Una delle cose più belle dell'Iliade è leggere quanto possano essere invincibili, ma allo stesso tempo vulnerabili, gli eroi. Quanto c'è di umano e divino in quelle battaglie, dal rito di preparazione dello scudo, la prima linea di difesa di un guerriero, fino al momento della resa, della sconfitta, del passaggio a miglior vita. Eppure, anche l'indomito e indomabile Achille, colui che aveva sconfitto persino il rivale per eccellenza, Ettore, aveva un punto debole. L'esatto punto che non era stato bagnato dalle acque del fiume Stige. L'esatto punto che diventa la sua forza, ma anche la sua condanna.
Se le vacanze sono l'espediente che spesso utilizziamo per mettere in pausa il mondo, o quei pensieri intrusivi e ricorrenti, settembre, invece, assume le sembianze di un controllore al posto di blocco: ci ricorda che, al ritorno dal giro di giostra e di piacere, c'è un conto da pagare. Un conto che conta, e pesa, in base ai pesi che abbiamo lasciato dietro. Se sono piccoli, anche il conto sarà piccolo. Se sono grandi, il conto diventerà abbastanza salato. Ecco che, allora, è meglio saldare quando si hanno le possibilità per farlo. Perché, a inghiottire solo polvere, si rischia di soffocare.
Oltre a saldare quanto lasciato in sospeso, settembre è anche il mese dei nuovi inizi. Quasi come un nuovo anno. Forse meglio di un nuovo anno. Si iniziano nuovi progetti. Inizia l'anno scolastico. Si inizia a lavorare a pieno ritmo. Un inizio che non è, però, un riniziare. Perché, il prefisso "ri", posto davanti alla parola inizio, presuppone che tutto riprenda uguale a prima. Non è contemplata l'evoluzione, la naturale crescita di un individuo. Non è contemplata nemmeno l'idea che, magari, una persona non voglia riniziare come prima, ma semplicemente iniziare. Iniziare lasciandosi proprio alle spalle il fardello del prima. Iniziare guardando all'adesso. Iniziare lavorando per il dopo.
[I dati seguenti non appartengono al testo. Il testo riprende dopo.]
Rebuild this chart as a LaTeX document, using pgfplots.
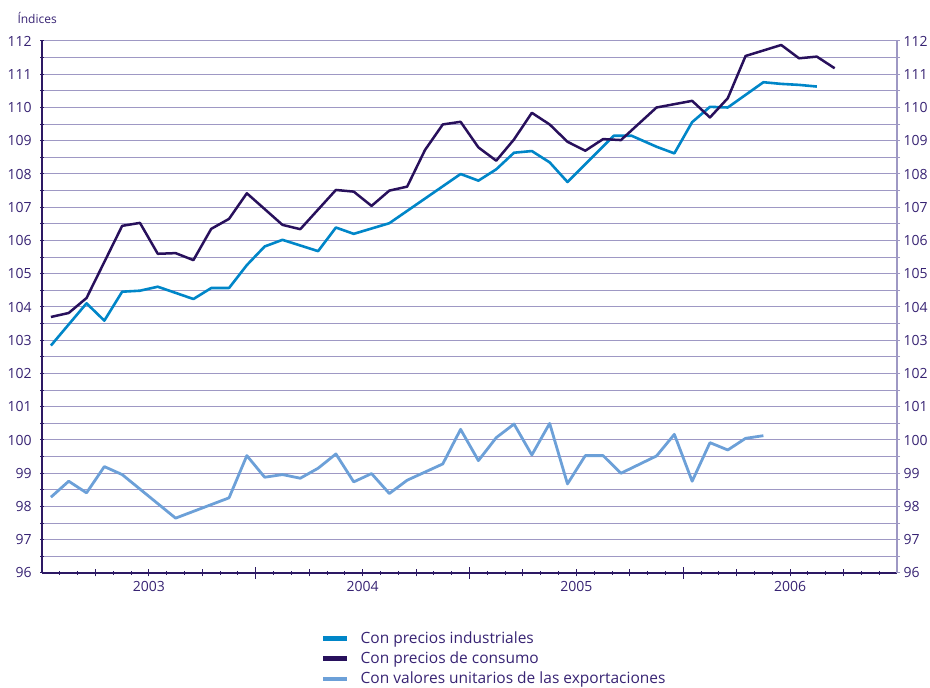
\documentclass[border=0pt]{standalone}
\usepackage{fontspec}
\setmainfont{Open Sans}
\usepackage{pgfplots}
\pgfplotsset{compat=1.18}

\definecolor{indus}{RGB}{0,134,200}
\definecolor{consu}{RGB}{40,16,92}
\definecolor{expor}{RGB}{108,160,216}
\definecolor{gridc}{RGB}{158,152,196}
\definecolor{axisc}{RGB}{45,25,100}
\definecolor{txtc}{RGB}{55,35,115}

\pgfplotsset{
  base/.style={
    at={(0,0)}, anchor=south west, scale only axis,
    width=855pt, height=532pt,
    xmin=0, xmax=48, ymin=96, ymax=112,
    tick align=inside,
    /pgf/number format/assume math mode=true,
    tick label style={font=\fontsize{14}{16}\selectfont, text=txtc},
  },
}

\begin{document}
\begin{tikzpicture}[x=1pt,y=1pt]
\useasboundingbox (-42,-115) rectangle (888,573);

% main axis: grid, data, left scale, year labels
\begin{axis}[base,
  axis x line=bottom, axis y line=left,
  axis line style={-, draw=axisc, line width=1.3pt},
  xtick={6,18,30,42}, xticklabels={2003,2004,2005,2006},
  xticklabel style={yshift=-3pt},
  minor xtick={1,...,47},
  ytick={96,...,112}, minor ytick={96.5,97.5,...,111.5},
  major tick length=3.5pt, minor tick length=3.5pt,
  tick style={draw=axisc, line width=1pt},
  yticklabel style={xshift=-5pt},
  ymajorgrids, yminorgrids,
  major grid style={draw=gridc, line width=1pt},
  minor grid style={draw=gridc, line width=1pt},
  legend style={draw=none, fill=none, at={(axis description cs:0.3228,-0.103)},
    anchor=north west, font=\fontsize{15.5}{18}\selectfont, text=txtc,
    row sep=2.8pt, /tikz/every odd column/.append style={column sep=9pt}},
  legend cell align=left,
  legend image code/.code={\draw[#1, line width=4.5pt] (0pt,0pt) -- (24pt,0pt);},
]
\addplot[indus, line width=2.6pt, line join=round] coordinates {
  (0.5,102.84) (2.5,104.11) (3.5,103.59) (4.5,104.46) (5.5,104.49)
  (6.5,104.61) (8.5,104.24) (9.5,104.57) (10.5,104.57) (11.5,105.26)
  (12.5,105.82) (13.5,106.02) (15.5,105.68) (16.5,106.39) (17.5,106.20)
  (19.5,106.52) (23.5,108.00) (24.5,107.80) (25.5,108.14) (26.5,108.64)
  (27.5,108.69) (28.5,108.35) (29.5,107.76) (32.1,109.15) (33.1,109.15)
  (34.5,108.82) (35.5,108.62) (36.5,109.56) (37.5,110.02) (38.5,110.00)
  (40.5,110.76) (41.5,110.71) (42.5,110.68) (43.5,110.63)
};
\addlegendentry{Con precios industriales}
\addplot[consu, line width=2.5pt, line join=round] coordinates {
  (0.5,103.70) (1.5,103.82) (2.5,104.27) (4.5,106.44) (5.5,106.53)
  (6.5,105.60) (7.5,105.62) (8.5,105.41) (9.5,106.35) (10.5,106.65)
  (11.5,107.42) (13.5,106.47) (14.5,106.34) (16.5,107.52) (17.5,107.47)
  (18.5,107.04) (19.5,107.50) (20.5,107.62) (21.5,108.72) (22.5,109.49)
  (23.5,109.57) (24.5,108.80) (25.5,108.40) (26.5,109.04) (27.5,109.84)
  (28.5,109.49) (29.5,108.97) (30.5,108.70) (31.5,109.05) (32.5,109.02)
  (34.5,110.00) (36.5,110.20) (37.5,109.70) (38.5,110.28) (39.5,111.55)
  (41.5,111.88) (42.5,111.48) (43.5,111.53) (44.5,111.18)
};
\addlegendentry{Con precios de consumo}
\addplot[expor, line width=2.8pt, line join=round] coordinates {
  (0.5,98.28) (1.5,98.76) (2.5,98.41) (3.5,99.20) (4.5,98.96)
  (7.5,97.65) (10.5,98.26) (11.5,99.53) (12.5,98.88) (13.5,98.96)
  (14.5,98.85) (15.5,99.15) (16.5,99.58) (17.5,98.74) (18.5,98.99)
  (19.5,98.39) (20.5,98.79) (22.5,99.28) (23.5,100.32) (24.5,99.38)
  (25.5,100.07) (26.5,100.48) (27.5,99.55) (28.5,100.50) (29.5,98.68)
  (30.5,99.53) (31.5,99.53) (32.5,99.00) (34.5,99.52) (35.5,100.17)
  (36.5,98.76) (37.5,99.92) (38.5,99.70) (39.5,100.05) (40.5,100.13)
};
\addlegendentry{Con valores unitarios de las exportaciones}
\end{axis}

% quarter and year tick marks
\begin{axis}[base,
  hide y axis, axis x line=bottom,
  axis line style={-, draw=axisc, line width=1.3pt},
  xtick={3,6,...,45}, xticklabels={},
  major tick length=7pt,
  tick style={draw=axisc, line width=1pt},
  extra x ticks={12,24,36}, extra x tick labels={},
  extra x tick style={major tick length=12pt},
]
\end{axis}

% right scale
\begin{axis}[base,
  hide x axis, axis y line=right,
  axis line style={-, draw=gridc, line width=1.3pt},
  ytick={96,...,112}, minor ytick={96.5,97.5,...,111.5},
  tick align=outside,
  major tick length=3pt, minor tick length=3pt,
  tick style={draw=gridc, line width=1pt},
]
\end{axis}

\node[anchor=west, font=\fontsize{12}{14}\selectfont, text=txtc] at (-28,555) {Índices};
\end{tikzpicture}
\end{document}
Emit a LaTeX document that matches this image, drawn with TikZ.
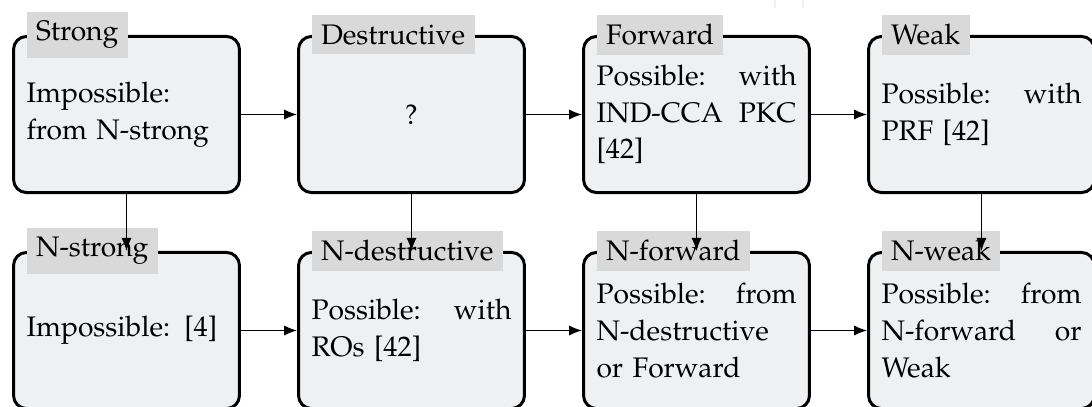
\documentclass[tikz,border=0pt]{standalone}
\usepackage[T1]{fontenc}
\usepackage{mathpazo}
\usepackage{tikz}
\usetikzlibrary{positioning}
\usetikzlibrary{arrows.meta}
\usepackage{xcolor}
\definecolor{boxgray}{HTML}{EFF0F2}
\definecolor{titlegray}{HTML}{D9D9D9}

\begin{document}
\begin{tikzpicture}[x=0.3536pt, y=-0.3536pt,
  every node/.style={font=\fontsize{10pt}{13pt}\selectfont},
  notion/.style={draw=black, line width=1.05pt, rounded corners=4.6pt, fill=boxgray,
    minimum height=55.2pt, text width=70.7pt, inner xsep=4.6pt, align=left},
  notiontitle/.style={fill=titlegray, anchor=west, xshift=4.95pt, inner sep=3.33pt},
  imply/.style={-{Latex[length=4.6pt,width=3.6pt]}, line width=0.45pt}]

\useasboundingbox (0,0) rectangle (1092,407);

% faint marks at the top edge
\draw[gray!12, line width=0.6pt] (775,0)--(775,8);
\draw[gray!12, line width=0.6pt] (803,0)--(803,8);

% upper row
\node at (126.5,114.5) [notion] (strong) {Impossible:\\ from N-strong};
\node at (411.5,114.5) [notion, align=center] (destr) {?};
\node at (696.5,114.5) [notion] (fwd) {Possible:\hfill with\\ IND-CCA\hfill PKC\\ {[42]}};
\node at (981.5,114.5) [notion] (weak) {Possible:\hfill with\\ PRF [42]};

% lower row
\node at (126.5,330.5) [notion] (nstrong) {Impossible: [4]};
\node at (411.5,330.5) [notion] (ndestr) {Possible:\hfill with\\ ROs [42]};
\node at (696.5,330.5) [notion] (nfwd) {Possible:\hfill from\\ N-destructive\\ or Forward};
\node at (981.5,330.5) [notion] (nweak) {Possible:\hfill from\\ N-forward\hfill or\\ Weak};

% titles
\node at (strong.north west) [notiontitle] (strong-t) {Strong};
\node at (destr.north west) [notiontitle] (destr-t) {Destructive};
\node at (fwd.north west) [notiontitle] (fwd-t) {Forward};
\node at (weak.north west) [notiontitle] (weak-t) {Weak};
\node at (nstrong.north west) [notiontitle] (nstrong-t) {N-strong};
\node at (ndestr.north west) [notiontitle] (ndestr-t) {N-destructive};
\node at (nfwd.north west) [notiontitle] (nfwd-t) {N-forward};
\node at (nweak.north west) [notiontitle] (nweak-t) {N-weak};

% implications
\draw[imply] (strong) -- (destr);
\draw[imply] (destr) -- (fwd);
\draw[imply] (fwd) -- (weak);
\draw[imply] (nstrong) -- (ndestr);
\draw[imply] (ndestr) -- (nfwd);
\draw[imply] (nfwd) -- (nweak);

\draw[imply] (strong) -- (nstrong);
\draw[imply] (destr) -- (ndestr);
\draw[imply] (fwd) -- (nfwd);
\draw[imply] (weak) -- (nweak);

\end{tikzpicture}
\end{document}
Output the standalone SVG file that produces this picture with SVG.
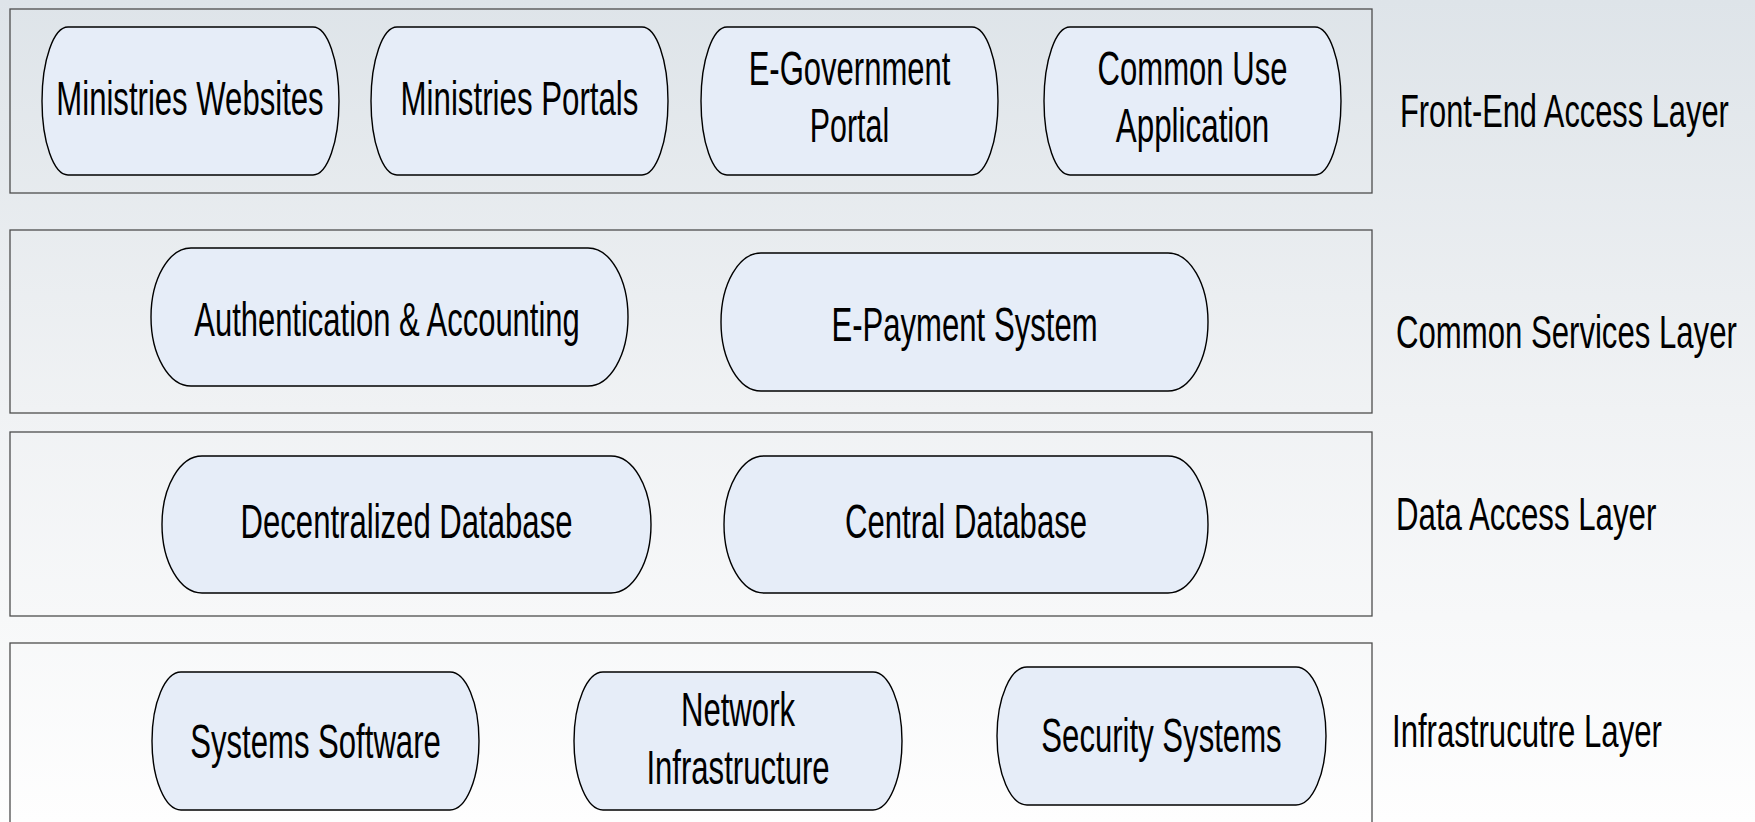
<svg xmlns="http://www.w3.org/2000/svg" width="1755" height="822" viewBox="0 0 1755 822">
<defs>
<linearGradient id="bg" x1="0" y1="0" x2="0" y2="1">
<stop offset="0" stop-color="#dee4e9"/>
<stop offset="0.5" stop-color="#f0f2f4"/>
<stop offset="1" stop-color="#fefefe"/>
</linearGradient>
</defs>
<style>
.layer{fill:none;stroke:#4d4d4d;stroke-width:1.3}
.node{fill:#e6edf8;stroke:#000;stroke-width:1.4}
.t{font-family:"Liberation Sans",Arial,sans-serif;font-size:49px;fill:#000;text-anchor:middle}
.lbl{font-family:"Liberation Sans",Arial,sans-serif;font-size:46px;fill:#000}
</style>
<rect x="0" y="0" width="1755" height="822" fill="url(#bg)"/>
<g id="layers">
<g id="layer-frontend"><rect class="layer" x="10" y="9" width="1362" height="184"/><text class="lbl" transform="translate(1400 127) scale(0.67 1)">Front-End Access Layer</text></g>
<g id="layer-common"><rect class="layer" x="10" y="230" width="1362" height="183"/><text class="lbl" transform="translate(1396 348) scale(0.677 1)">Common Services Layer</text></g>
<g id="layer-data"><rect class="layer" x="10" y="432" width="1362" height="184"/><text class="lbl" transform="translate(1396 530) scale(0.679 1)">Data Access Layer</text></g>
<g id="layer-infra"><rect class="layer" x="10" y="643" width="1362" height="184"/><text class="lbl" transform="translate(1392 747) scale(0.677 1)">Infrastrucutre Layer</text></g>
</g>
<g id="connectors"></g>
<g id="node-ministries-websites"><rect class="node" x="42" y="27" width="297" height="148" rx="26" ry="74"/><text class="t" transform="translate(190 115) scale(0.635 1)">Ministries Websites</text></g>
<g id="node-ministries-portals"><rect class="node" x="371" y="27" width="297" height="148" rx="26" ry="74"/><text class="t" transform="translate(519.5 115) scale(0.638 1)">Ministries Portals</text></g>
<g id="node-egov-portal"><rect class="node" x="701" y="27" width="297" height="148" rx="26" ry="74"/><text class="t" transform="translate(849.5 85) scale(0.633 1)">E-Government</text><text class="t" transform="translate(849.5 142) scale(0.62 1)">Portal</text></g>
<g id="node-common-use"><rect class="node" x="1044" y="27" width="297" height="148" rx="26" ry="74"/><text class="t" transform="translate(1192.5 85) scale(0.634 1)">Common Use</text><text class="t" transform="translate(1192.5 142) scale(0.64 1)">Application</text></g>
<g id="node-auth"><rect class="node" x="151" y="248" width="477" height="138" rx="40" ry="69"/><text class="t" transform="translate(387 336) scale(0.632 1)">Authentication &amp; Accounting</text></g>
<g id="node-epayment"><rect class="node" x="721" y="253" width="487" height="138" rx="40" ry="69"/><text class="t" transform="translate(964.5 341) scale(0.635 1)">E-Payment System</text></g>
<g id="node-decentralized-db"><rect class="node" x="162" y="456" width="489" height="137" rx="40" ry="68.5"/><text class="t" transform="translate(406.5 538) scale(0.635 1)">Decentralized Database</text></g>
<g id="node-central-db"><rect class="node" x="724" y="456" width="484" height="137" rx="40" ry="68.5"/><text class="t" transform="translate(966 538) scale(0.635 1)">Central Database</text></g>
<g id="node-systems-software"><rect class="node" x="152" y="672" width="327" height="138" rx="29" ry="69"/><text class="t" transform="translate(315.5 758) scale(0.635 1)">Systems Software</text></g>
<g id="node-network-infra"><rect class="node" x="574" y="672" width="328" height="138" rx="29" ry="69"/><text class="t" transform="translate(738 726) scale(0.635 1)">Network</text><text class="t" transform="translate(738 784) scale(0.635 1)">Infrastructure</text></g>
<g id="node-security-systems"><rect class="node" x="997" y="667" width="329" height="138" rx="30" ry="69"/><text class="t" transform="translate(1161.5 752) scale(0.635 1)">Security Systems</text></g>
</svg>
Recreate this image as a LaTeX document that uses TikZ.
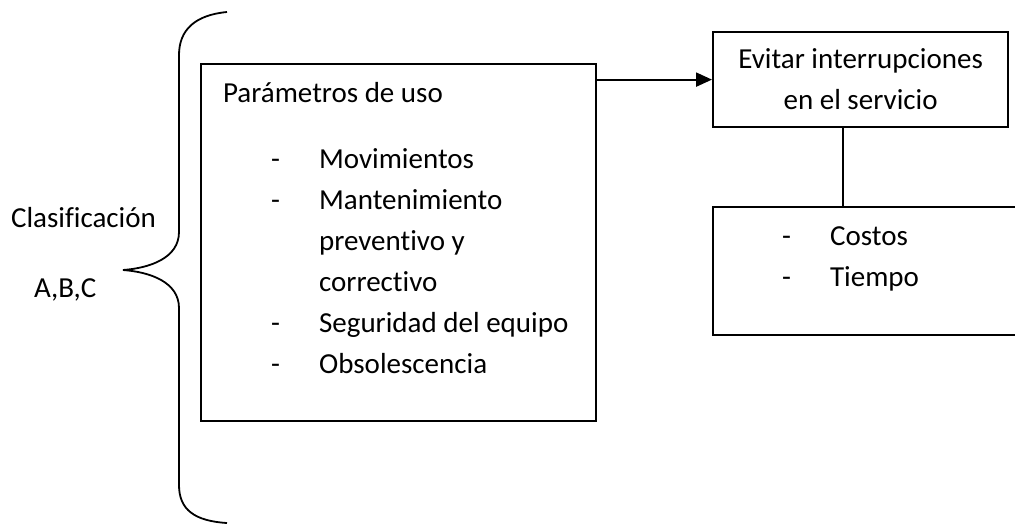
\documentclass[tikz,border=0pt]{standalone}
\usepackage{fontspec}
\setmainfont{Carlito}[Ligatures={NoCommon,NoRare}]
\usetikzlibrary{arrows.meta,positioning}

\begin{document}
\begin{tikzpicture}[x=0.5pt,y=-0.5pt,>={Triangle[length=8pt,width=7pt]},
                    line width=1.1pt,font=\fontsize{14.5}{20.5}\selectfont]
  \tikzstyle{caja}=[rectangle,draw=black,fill=white,inner sep=0pt]
  \tikzstyle{texto}=[anchor=base west,inner sep=0pt]

  \useasboundingbox (0,0) rectangle (1015,527);
  \clip (0,0) rectangle (1015,527);

  \node[caja,anchor=north west,minimum width=197.5pt,minimum height=178.5pt] (param) at (200,63) {};
  \node[caja,anchor=north west,minimum width=147.5pt,minimum height=47.5pt,align=center] (evitar) at (712,31)
        {Evitar interrupciones\\en el servicio};
  \node[anchor=north west,inner sep=0pt,minimum width=220pt,minimum height=63pt] (costos) at (713,207) {};
  \draw (costos.north east) -- (costos.north west) -- (costos.south west) -- (costos.south east);

  \node[texto] (titulo) at (222,102) {Parámetros de uso};
  \node[texto] (lista)  at (270,168) {\begin{tabular}[t]{@{}p{24pt}@{}l@{}}
      - & Movimientos\\
      - & Mantenimiento\\
        & preventivo y\\
        & correctivo\\
      - & Seguridad del equipo\\
      - & Obsolescencia
    \end{tabular}};
  \node[texto] (factores) at (781,245) {\begin{tabular}[t]{@{}p{24pt}@{}l@{}}
      - & Costos\\
      - & Tiempo
    \end{tabular}};

  \node[texto] (clasif) at (10,227) {Clasificación};
  \node[texto] (abc)    at (33,297) {A,B,C};

  % llave
  \draw[line width=0.9pt] (227,12) .. controls (195,15) and (179,30) .. (179,55)
    -- (179,232) .. controls (179,258) and (150,268) .. (123,270)
    .. controls (150,272) and (179,282) .. (179,308)
    -- (179,485) .. controls (179,510) and (195,521) .. (227,523);

  \coordinate (eje) at (843,0);
  \draw[->] (param.east |- evitar.west) -- (evitar.west);
  \draw (evitar.south -| eje) -- (costos.north -| eje);
\end{tikzpicture}
\end{document}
Ma, dove iniziamo noi? Davanti ai nuovi progetti, soprattutto davanti ai nuovi inizi, ci viene chiesto di essere impeccabili. Sempre pronti, all'erta, sul pezzo. Non si può sbagliare, ma bisogna fare tutto al meglio delle proprie possibilità. Eppure, nonostante siamo noi a condurre i nuovi inizi, i nuovi progetti, la nostra vita, nessuno ci chiede chi siamo noi, dove iniziamo noi. Senza due mani che, salde, si ancorano al volante, una macchina si schianterebbe dopo pochi metri. Lo stesso vale per gli inizi che decidiamo di intraprendere. Siamo noi che li guidiamo, e non il contrario. Siamo noi che definiamo i nostri obiettivi, non sono gli obiettivi che ci definiscono.
Perché, noi iniziamo prima dei nuovi inizi. Iniziamo nei nostri pensieri, nelle nostre parole e, poi, nelle nostre azioni. Iniziamo non nella perfezione, ma nell'incertezza che tanto appartiene alle nuove esperienze. Iniziamo dall'ansia e dalla paura. Noi iniziamo soprattutto dalla vulnerabilità, grazie alla vulnerabilità. Infatti,
Ciò che ti rende vulnerabile ti rende anche bello.
La bellezza risiede proprio nella vulnerabilità che ci rende tutti diversi, e per questo tutti uguali. Una vulnerabilità che non è debolezza, o vittimismo, ma essenza dell'uomo, parte intangibile, e allo stesso tempo toccante, della nostra esistenza.
Lo stesso Achille, che dell'invincibilità aveva fatto il suo mantra, si scopre vulnerabile, e per questo umano, in quella piccola porzione di corpo che per molti sembra insignificante: il tallone. Tallone che predice la sua fine, tallone che diventa la sua fine. Tutti i talloni di Achille che abbiamo ci ricordano che siamo umani. Umani nelle nostre fragilità. Umani come tutti gli altri esseri umani. Umani con alti, bassi, note intonate e note stonate. E, se le note stonate ci fanno vibrare l'orecchio, è perché dobbiamo solo abituarci ad una nuova melodia.